To gain a listing and aid fundraising for its business plan, Weldtech's founders tried in 2011 to sell the firm to Hong Kong-listed mortgage provider Hong Kong Building and Loan Agency (HK Building) for HK$2.8 billion through a reverse takeover.
But as Weldtech was a start-up and had only five committed contracts at the time, it failed to persuade investors to buy at least HK$900 million of new HK Building shares, a precondition for the takeover. After the deal lapsed in March 2012, Citic International Assets Management, a 40 per cent-owned unit of Citic Group, bought 43.2 per cent of Weldtech.
In October, HK Building announced it would buy all of Weldtech for HK$2.48 billion, of which 92 per cent would be paid for by convertible bonds and a promissory note, with the rest in cash and new shares.
Weldtech's original shareholders have agreed to cut the acquisition price by HK$240 million if the firm fails to deliver a pre-tax profit of HK$120 million this year and by HK$320 million if it does not meet a target profit of HK$160 million next year. The acquisition price is 20.6 times the firm's profit target for this year, and 15.4 times next year's target.
HK Building said last month it had hired underwriters to help it sell 397 million new shares to raise HK$318 million to fund expansion of its business.
Tang said Weldtech plans to source most of its revenues from energy management contract (EMC) deals that command gross profit margins of 50 to 60 per cent, and less from buyout deals with a margin of 34 per cent, as in this case the clients buy the hardware and software outright.
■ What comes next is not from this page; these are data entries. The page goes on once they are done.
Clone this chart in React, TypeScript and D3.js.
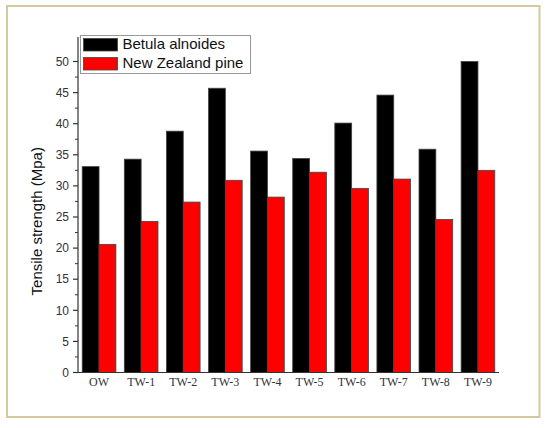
import React from "react";
import * as d3 from "d3";

const categories = ["OW", "TW-1", "TW-2", "TW-3", "TW-4", "TW-5", "TW-6", "TW-7", "TW-8", "TW-9"];
const seriesNames = ["Betula alnoides", "New Zealand pine"];
const betula = [33.1, 34.3, 38.8, 45.7, 35.6, 34.4, 40.1, 44.6, 35.9, 50.0];
const pine = [20.6, 24.3, 27.4, 30.9, 28.2, 32.2, 29.6, 31.1, 24.6, 32.5];
const yTicks = [0, 5, 10, 15, 20, 25, 30, 35, 40, 45, 50];
const colors = ["#000000", "#ff0000"];

export default function App() {
  const W = 550, H = 428;
  const x0 = 78, x1 = 499, yBase = 372.5, yTop = 61.5;
  const x = d3.scaleBand<string>().domain(categories).range([x0, x1]).paddingInner(0.2).paddingOuter(0.1);
  const xs = d3.scaleBand<number>().domain([0, 1]).range([0, x.bandwidth()]);
  const y = d3.scaleLinear().domain([0, 50]).range([yBase, yTop]);
  const minor = d3.range(2.5, 50, 5);
  const series = [betula, pine];

  return (
    <div style={{ position: "fixed", left: 0, top: 0 }}>
      <svg width={W} height={H} style={{ display: "block", background: "#fff" }}>
        <rect x={7} y={6} width={532.5} height={411} fill="none" stroke="#d5c89f" strokeWidth={2} />
        {series.map((vals, si) =>
          vals.map((v, i) => (
            <rect
              key={`${si}-${i}`}
              x={(x(categories[i]) ?? 0) + (xs(si) ?? 0)}
              y={y(v)}
              width={xs.bandwidth()}
              height={yBase - y(v)}
              fill={colors[si]}
              stroke="#444"
              strokeWidth={0.8}
            />
          ))
        )}
        {/* axes */}
        <line x1={x0} x2={x0} y1={yBase} y2={37} stroke="#333" strokeWidth={1.2} />
        <line x1={x0} x2={x1} y1={yBase} y2={yBase} stroke="#333" strokeWidth={1.2} />
        {yTicks.map((t) => (
          <g key={t}>
            <line x1={x0 - 5} x2={x0} y1={y(t)} y2={y(t)} stroke="#333" strokeWidth={1.2} />
            <text x={x0 - 9} y={y(t)} dy="0.35em" textAnchor="end" fontFamily="Arial, 'Liberation Sans', sans-serif" fontSize={12} fill="#333">
              {t}
            </text>
          </g>
        ))}
        {minor.map((t) => (
          <line key={t} x1={x0 - 3} x2={x0} y1={y(t)} y2={y(t)} stroke="#333" strokeWidth={1} />
        ))}
        {categories.map((c) => (
          <text key={c} x={(x(c) ?? 0) + x.bandwidth() / 2} y={385.5} textAnchor="middle" fontFamily="'Times New Roman', 'Liberation Serif', serif" fontSize={12} fill="#333">
            {c}
          </text>
        ))}
        <text
          transform={`translate(42, ${(yBase + 70) / 2}) rotate(-90)`}
          textAnchor="middle"
          fontFamily="Arial, 'Liberation Sans', sans-serif"
          fontSize={15}
          fill="#111"
        >
          Tensile strength (Mpa)
        </text>
        {/* legend */}
        <rect x={80.5} y={35.5} width={170} height={38} fill="#fff" stroke="#999" strokeWidth={1} />
        {seriesNames.map((n, i) => (
          <g key={n}>
            <rect x={83.5} y={38.5 + i * 19} width={34} height={12.5} fill={colors[i]} stroke="#444" strokeWidth={0.8} />
            <text x={122.5} y={49 + i * 19.3} fontFamily="Arial, 'Liberation Sans', sans-serif" fontSize={15} fill="#111">
              {n}
            </text>
          </g>
        ))}
      </svg>
    </div>
  );
}
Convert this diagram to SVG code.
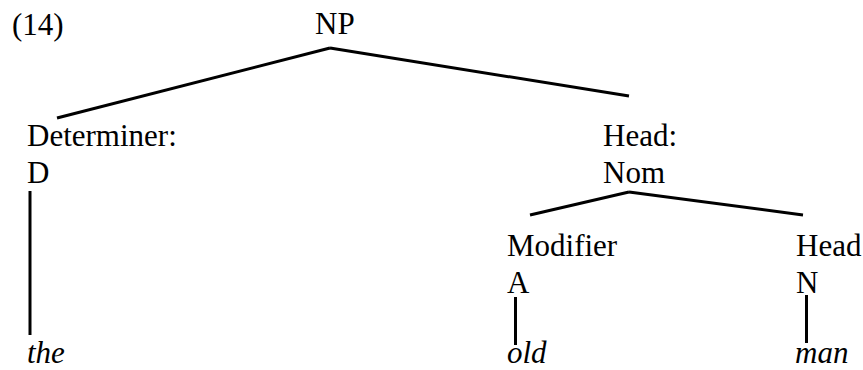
<svg xmlns="http://www.w3.org/2000/svg" width="863" height="370" viewBox="0 0 863 370">
<style>
text{font-family:"Liberation Serif","Times New Roman",serif;font-size:31px;fill:#000}
.it{font-style:italic}
line{stroke:#000;stroke-width:3;stroke-linecap:butt}
</style>
<rect width="863" height="370" fill="#fff"/>
<g id="label14"><text x="12" y="35">(14)</text></g>
<g id="np"><text x="315" y="34">NP</text></g>
<g id="det"><text x="27" y="146">Determiner:</text><text x="27" y="183">D</text></g>
<g id="head"><text x="603" y="146">Head:</text><text x="603" y="183">Nom</text></g>
<g id="mod"><text x="507" y="256">Modifier</text><text x="507" y="293">A</text></g>
<g id="headn"><text x="796" y="256">Head</text><text x="796" y="293">N</text></g>
<g id="the"><text class="it" x="27" y="363">the</text></g>
<g id="old"><text class="it" x="507" y="363">old</text></g>
<g id="man"><text class="it" x="795" y="363">man</text></g>
<g id="connectors">
<line x1="330" y1="48" x2="57" y2="118"/>
<line x1="330" y1="48" x2="629" y2="96"/>
<line x1="30" y1="191" x2="30" y2="335"/>
<line x1="629" y1="192" x2="530" y2="215"/>
<line x1="629" y1="192" x2="803" y2="215"/>
<line x1="515.5" y1="297" x2="515.5" y2="345"/>
<line x1="806.5" y1="295" x2="806.5" y2="343"/>
</g>
</svg>
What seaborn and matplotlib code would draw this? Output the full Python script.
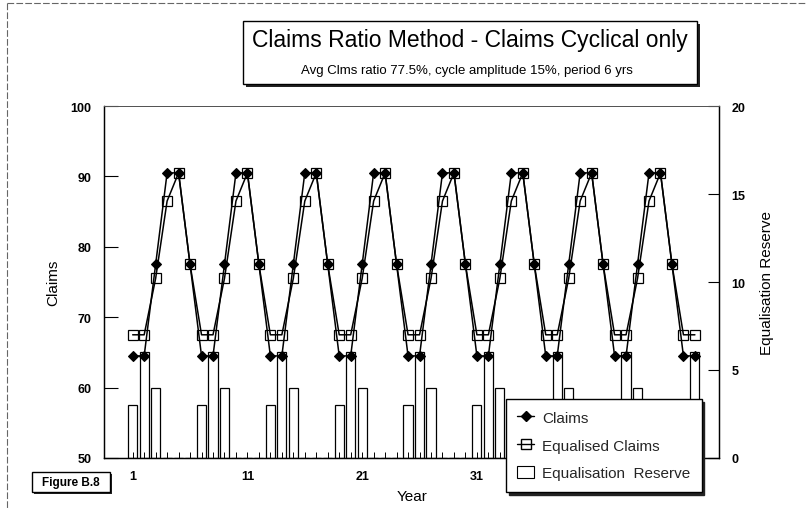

In EMC deals, Weldtech invests in the equipment and reaps a large part of the energy savings over a number of years.
Hong Kong-listed EMC service provider Technovator International had a gross profit margin of 37 per cent last year and trades at 12.6 times its forecast earnings this year.
Tang said many of Weldtech's rivals can achieve only 10 per cent in comprehensive energy efficiency improvements, compared with Weldtech's 25 to 50 per cent. The firm adds sensors to air-conditioning systems to obtain real-time data and uses it to optimise their energy efficiency.
He said Weldtech was confident of meeting the targets, based on its order pipeline, in which more than 40 projects are to be signed soon and 90 more are being negotiated.
The firm's clients include several major Hong Kong developers that own hotel and office buildings on the mainland, as well as manufacturers that use air-conditioning intensively, especially those in the semiconductor sector.
Weldtech recorded losses in the 24 months to March 31, 2012, and the first 10 months of last year owing to a lack of financing.